Brian Sweeney threw four innings of shutout relief this afternoon. He allowed one hit and struck out four. He threw 44 pitches. 32 of them were offspeed. And Brewer after Brewer looked completely uncomfortable.

It's difficult for me to express just how unusual and remarkable it is for a pitcher to throw 27% fastballs. It's not like Sweeney's a knuckleballer. And it's not like he's some slider-heavy specialist. Brian Sweeney has four pitches. He threw all of them today. He just didn't lead with his heat. He didn't build off his fastball. He built off his changeup. He used his fastball as a complement.

And he made the Brewers look bad.
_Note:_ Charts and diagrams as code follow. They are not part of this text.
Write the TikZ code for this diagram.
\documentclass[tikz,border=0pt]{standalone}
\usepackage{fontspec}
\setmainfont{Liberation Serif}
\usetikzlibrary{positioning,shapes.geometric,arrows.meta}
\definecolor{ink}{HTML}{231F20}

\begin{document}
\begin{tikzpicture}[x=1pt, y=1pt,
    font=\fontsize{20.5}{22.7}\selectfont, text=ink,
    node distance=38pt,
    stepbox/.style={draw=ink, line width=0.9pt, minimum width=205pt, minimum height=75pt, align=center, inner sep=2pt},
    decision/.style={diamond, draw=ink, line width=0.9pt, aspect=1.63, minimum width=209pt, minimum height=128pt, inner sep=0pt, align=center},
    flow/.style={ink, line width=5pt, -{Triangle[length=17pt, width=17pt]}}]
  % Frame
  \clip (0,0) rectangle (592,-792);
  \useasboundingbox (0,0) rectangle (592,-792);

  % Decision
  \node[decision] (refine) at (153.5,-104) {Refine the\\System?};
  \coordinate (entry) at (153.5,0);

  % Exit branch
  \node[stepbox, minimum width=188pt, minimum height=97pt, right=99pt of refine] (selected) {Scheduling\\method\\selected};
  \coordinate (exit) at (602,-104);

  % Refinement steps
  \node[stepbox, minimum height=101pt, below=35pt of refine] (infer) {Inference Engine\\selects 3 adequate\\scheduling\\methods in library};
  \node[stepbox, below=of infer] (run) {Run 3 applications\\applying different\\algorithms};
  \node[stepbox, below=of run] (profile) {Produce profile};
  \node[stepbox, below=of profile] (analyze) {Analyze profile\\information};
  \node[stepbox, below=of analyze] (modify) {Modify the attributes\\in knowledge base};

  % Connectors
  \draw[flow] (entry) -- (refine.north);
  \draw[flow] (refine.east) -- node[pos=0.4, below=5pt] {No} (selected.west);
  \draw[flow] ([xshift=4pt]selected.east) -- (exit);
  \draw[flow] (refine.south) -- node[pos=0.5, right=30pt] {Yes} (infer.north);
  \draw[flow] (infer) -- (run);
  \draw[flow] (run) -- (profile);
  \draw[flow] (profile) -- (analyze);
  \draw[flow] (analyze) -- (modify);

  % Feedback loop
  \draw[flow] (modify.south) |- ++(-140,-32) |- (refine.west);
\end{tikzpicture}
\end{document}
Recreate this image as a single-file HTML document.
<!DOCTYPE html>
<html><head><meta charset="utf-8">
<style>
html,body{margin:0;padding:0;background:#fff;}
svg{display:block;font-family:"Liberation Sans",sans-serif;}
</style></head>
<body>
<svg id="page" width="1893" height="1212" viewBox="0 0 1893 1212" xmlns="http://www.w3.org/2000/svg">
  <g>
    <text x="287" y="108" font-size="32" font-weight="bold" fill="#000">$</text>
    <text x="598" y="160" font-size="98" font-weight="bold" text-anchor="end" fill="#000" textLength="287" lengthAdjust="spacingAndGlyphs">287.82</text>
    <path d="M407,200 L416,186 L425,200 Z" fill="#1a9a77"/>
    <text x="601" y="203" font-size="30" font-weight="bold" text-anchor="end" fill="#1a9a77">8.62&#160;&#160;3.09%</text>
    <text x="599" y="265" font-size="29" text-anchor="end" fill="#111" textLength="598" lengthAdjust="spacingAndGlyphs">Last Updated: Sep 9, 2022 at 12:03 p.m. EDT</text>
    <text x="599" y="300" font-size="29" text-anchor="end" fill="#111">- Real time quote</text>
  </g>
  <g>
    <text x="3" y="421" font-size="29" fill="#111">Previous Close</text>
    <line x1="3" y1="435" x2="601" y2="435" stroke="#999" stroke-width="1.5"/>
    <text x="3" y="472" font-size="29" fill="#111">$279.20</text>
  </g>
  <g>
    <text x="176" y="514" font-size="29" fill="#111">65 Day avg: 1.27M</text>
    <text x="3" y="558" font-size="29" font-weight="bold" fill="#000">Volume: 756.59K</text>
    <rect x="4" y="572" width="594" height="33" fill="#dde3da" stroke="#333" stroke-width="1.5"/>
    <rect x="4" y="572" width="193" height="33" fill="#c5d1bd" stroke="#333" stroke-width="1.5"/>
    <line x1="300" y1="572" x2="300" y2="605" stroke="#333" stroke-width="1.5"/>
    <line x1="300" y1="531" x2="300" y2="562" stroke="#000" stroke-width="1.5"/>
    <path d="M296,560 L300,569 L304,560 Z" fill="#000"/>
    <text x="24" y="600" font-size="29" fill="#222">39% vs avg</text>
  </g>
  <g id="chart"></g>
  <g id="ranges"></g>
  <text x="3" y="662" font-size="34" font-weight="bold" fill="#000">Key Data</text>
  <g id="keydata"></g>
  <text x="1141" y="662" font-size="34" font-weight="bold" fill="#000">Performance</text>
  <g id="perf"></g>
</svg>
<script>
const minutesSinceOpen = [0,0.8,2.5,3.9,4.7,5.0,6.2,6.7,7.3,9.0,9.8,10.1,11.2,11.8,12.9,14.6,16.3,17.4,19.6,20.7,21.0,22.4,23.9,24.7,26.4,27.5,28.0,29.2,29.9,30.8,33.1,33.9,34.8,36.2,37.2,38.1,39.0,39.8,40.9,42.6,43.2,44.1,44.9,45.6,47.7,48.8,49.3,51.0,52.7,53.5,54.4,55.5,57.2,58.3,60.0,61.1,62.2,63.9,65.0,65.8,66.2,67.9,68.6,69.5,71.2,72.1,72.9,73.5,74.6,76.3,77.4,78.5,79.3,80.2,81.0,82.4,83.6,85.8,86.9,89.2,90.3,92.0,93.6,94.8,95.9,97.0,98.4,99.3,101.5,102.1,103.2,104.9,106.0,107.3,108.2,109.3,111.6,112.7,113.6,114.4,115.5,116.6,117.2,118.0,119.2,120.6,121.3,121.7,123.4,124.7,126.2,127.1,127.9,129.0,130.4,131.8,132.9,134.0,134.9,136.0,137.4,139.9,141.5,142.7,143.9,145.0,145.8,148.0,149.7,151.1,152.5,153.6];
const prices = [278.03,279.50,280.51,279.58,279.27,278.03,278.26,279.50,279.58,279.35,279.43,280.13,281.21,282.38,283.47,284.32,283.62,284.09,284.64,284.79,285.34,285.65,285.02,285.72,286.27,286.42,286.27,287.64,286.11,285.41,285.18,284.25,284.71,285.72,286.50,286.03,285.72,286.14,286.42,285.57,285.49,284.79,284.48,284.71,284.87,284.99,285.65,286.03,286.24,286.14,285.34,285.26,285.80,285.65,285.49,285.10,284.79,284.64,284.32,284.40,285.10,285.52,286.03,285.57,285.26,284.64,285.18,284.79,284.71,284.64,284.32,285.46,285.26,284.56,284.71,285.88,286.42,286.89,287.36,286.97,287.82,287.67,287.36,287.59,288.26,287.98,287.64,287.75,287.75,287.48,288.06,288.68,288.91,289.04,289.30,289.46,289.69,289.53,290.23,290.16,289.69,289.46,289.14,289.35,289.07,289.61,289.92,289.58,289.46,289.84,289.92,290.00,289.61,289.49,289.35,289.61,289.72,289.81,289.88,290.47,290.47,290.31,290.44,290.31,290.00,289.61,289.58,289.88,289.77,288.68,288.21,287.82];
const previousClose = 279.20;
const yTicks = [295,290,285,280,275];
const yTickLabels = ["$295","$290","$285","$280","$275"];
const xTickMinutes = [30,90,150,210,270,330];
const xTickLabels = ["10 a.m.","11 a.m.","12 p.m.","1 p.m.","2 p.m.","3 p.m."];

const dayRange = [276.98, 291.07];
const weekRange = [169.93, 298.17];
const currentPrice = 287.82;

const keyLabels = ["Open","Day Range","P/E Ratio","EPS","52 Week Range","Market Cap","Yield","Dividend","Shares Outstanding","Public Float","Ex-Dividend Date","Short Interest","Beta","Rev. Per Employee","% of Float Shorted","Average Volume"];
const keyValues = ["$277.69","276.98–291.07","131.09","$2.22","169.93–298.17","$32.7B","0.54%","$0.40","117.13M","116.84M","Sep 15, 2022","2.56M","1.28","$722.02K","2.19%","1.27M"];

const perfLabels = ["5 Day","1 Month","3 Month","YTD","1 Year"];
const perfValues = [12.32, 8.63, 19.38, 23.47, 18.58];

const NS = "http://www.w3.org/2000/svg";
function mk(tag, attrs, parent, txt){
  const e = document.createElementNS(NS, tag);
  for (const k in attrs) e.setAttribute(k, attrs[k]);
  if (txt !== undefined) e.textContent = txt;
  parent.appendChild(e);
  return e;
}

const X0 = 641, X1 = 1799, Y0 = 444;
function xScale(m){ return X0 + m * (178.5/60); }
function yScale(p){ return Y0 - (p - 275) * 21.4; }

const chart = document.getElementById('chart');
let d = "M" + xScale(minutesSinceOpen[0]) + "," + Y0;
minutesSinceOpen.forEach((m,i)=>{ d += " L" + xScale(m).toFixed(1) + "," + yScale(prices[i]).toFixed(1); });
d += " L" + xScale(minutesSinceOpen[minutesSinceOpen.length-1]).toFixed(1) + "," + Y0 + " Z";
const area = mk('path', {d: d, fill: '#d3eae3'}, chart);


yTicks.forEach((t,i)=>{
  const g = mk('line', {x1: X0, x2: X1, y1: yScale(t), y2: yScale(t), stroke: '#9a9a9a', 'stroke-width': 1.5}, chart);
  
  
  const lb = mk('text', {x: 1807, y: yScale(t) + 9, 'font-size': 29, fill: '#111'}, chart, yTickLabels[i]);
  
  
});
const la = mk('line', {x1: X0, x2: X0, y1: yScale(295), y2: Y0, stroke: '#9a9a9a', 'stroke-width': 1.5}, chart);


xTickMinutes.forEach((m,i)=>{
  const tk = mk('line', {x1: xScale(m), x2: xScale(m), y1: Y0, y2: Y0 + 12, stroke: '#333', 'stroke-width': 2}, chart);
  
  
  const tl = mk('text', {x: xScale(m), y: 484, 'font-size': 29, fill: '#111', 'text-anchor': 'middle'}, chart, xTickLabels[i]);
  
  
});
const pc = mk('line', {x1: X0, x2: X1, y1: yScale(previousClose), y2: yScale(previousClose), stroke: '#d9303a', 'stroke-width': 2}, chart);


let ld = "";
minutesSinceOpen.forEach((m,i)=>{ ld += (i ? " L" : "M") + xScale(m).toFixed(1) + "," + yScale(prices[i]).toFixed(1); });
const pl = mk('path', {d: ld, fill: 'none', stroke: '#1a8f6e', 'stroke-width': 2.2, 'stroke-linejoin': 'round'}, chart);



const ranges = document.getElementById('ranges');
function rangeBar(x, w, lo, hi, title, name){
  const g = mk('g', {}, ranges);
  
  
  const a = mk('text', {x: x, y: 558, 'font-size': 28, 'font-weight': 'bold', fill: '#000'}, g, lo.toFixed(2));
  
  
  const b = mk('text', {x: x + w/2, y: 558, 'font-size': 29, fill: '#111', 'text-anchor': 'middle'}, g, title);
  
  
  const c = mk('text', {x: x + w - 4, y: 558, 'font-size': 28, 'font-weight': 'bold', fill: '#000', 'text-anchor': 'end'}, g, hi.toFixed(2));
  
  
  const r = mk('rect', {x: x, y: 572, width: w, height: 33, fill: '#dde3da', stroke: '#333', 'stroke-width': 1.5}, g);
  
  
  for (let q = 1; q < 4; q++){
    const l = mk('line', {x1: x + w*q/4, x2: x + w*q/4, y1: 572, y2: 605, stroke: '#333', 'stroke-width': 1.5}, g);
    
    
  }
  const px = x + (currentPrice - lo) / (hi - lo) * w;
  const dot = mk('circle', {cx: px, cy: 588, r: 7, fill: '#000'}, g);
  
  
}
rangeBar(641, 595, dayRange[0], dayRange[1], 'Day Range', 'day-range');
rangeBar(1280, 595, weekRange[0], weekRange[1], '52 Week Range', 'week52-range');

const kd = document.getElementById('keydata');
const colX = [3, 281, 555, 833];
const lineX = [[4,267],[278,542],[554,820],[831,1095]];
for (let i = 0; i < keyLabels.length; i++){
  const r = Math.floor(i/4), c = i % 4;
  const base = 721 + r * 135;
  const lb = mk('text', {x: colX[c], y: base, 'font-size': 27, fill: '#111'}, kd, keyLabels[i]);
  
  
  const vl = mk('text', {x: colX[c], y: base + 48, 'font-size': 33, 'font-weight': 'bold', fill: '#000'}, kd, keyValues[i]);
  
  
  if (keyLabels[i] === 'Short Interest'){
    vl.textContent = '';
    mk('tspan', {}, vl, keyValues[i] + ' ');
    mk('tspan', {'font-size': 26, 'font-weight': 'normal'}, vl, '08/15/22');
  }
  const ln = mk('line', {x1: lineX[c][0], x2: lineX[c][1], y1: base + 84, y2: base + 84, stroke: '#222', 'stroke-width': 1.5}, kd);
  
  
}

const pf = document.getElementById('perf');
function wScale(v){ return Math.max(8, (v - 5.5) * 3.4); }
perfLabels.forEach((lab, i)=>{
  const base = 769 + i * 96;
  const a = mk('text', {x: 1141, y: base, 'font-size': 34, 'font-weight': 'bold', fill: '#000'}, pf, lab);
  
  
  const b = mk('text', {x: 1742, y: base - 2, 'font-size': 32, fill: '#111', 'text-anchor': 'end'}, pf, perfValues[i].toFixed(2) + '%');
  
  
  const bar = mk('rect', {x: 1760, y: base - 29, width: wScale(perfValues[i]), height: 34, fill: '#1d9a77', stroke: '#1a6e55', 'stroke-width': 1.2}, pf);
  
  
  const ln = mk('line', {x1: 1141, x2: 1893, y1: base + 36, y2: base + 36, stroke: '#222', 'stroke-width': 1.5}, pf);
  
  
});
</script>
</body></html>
Now, Sweeney's 36. He's had a lot of time to think. I don't know if this approach came from his realizing that his previous approach didn't work. I don't know if he picked up this approach while playing in Japan. But this was the very definition of pitching backward. It was a very, I dunno, un-American way of going about his work, and it turns out hitters don't like surprises.

Brian Sweeney topped out at 90mph, with a very straight, substandard righty fastball. So instead of forcing it, he just didn't use it that much. He threw a slider that looked more like a cutter. He threw a big loopy curve in the Jakubauskas mold. And he lived off this slow changeup with an absurd amount of tail that looked like Brandon League's split underwater. It didn't matter that he didn't throw many of them in the strike zone. Of his 20 changeups, 16 of them "missed". But the Brewers still swung at 12 and whiffed on five, because so often it looked like a strike. It's not very often you get a righty confident enough to throw a bunch of changeups to righties. Sweeney used it against righties and lefties alike, and it worked. It struck out Prince Fielder, and it struck out Ryan Braun. Kind of an equal-opportunity weapon.

Does it matter? In the grand scheme of things, not a whole lot. Again, he's 36. The M's aren't going anywhere. He's not a part of our future. He's not going to command a bunch of trade attention. Most likely, Sweeney makes some number of big league appearances over the next few seasons before hanging them up at 39 or 40. That Brian Sweeney came out of nowhere to shut down the Brewers this afternoon barely has any effect on the Mariners as an organization.

But the fact that Brian Sweeney came out of nowhere to shut down the Brewers this afternoon made this a game worth watching. Brian Sweeney was a minor league veteran. His last Major League appearance came in September of 2006, and between then and today he spent three years in Japan. Brian Sweeney's been through a lot, and in his first big league go since coming back, he shut down a potent batting order and earned the fourth win of his life.

Last night, the Brewers got to have Jonathan Lucroy. Today, we got Brian Sweeney. On the surface, baseball seems all about the one big story, but I'm a bigger fan of the heartwarming subplots.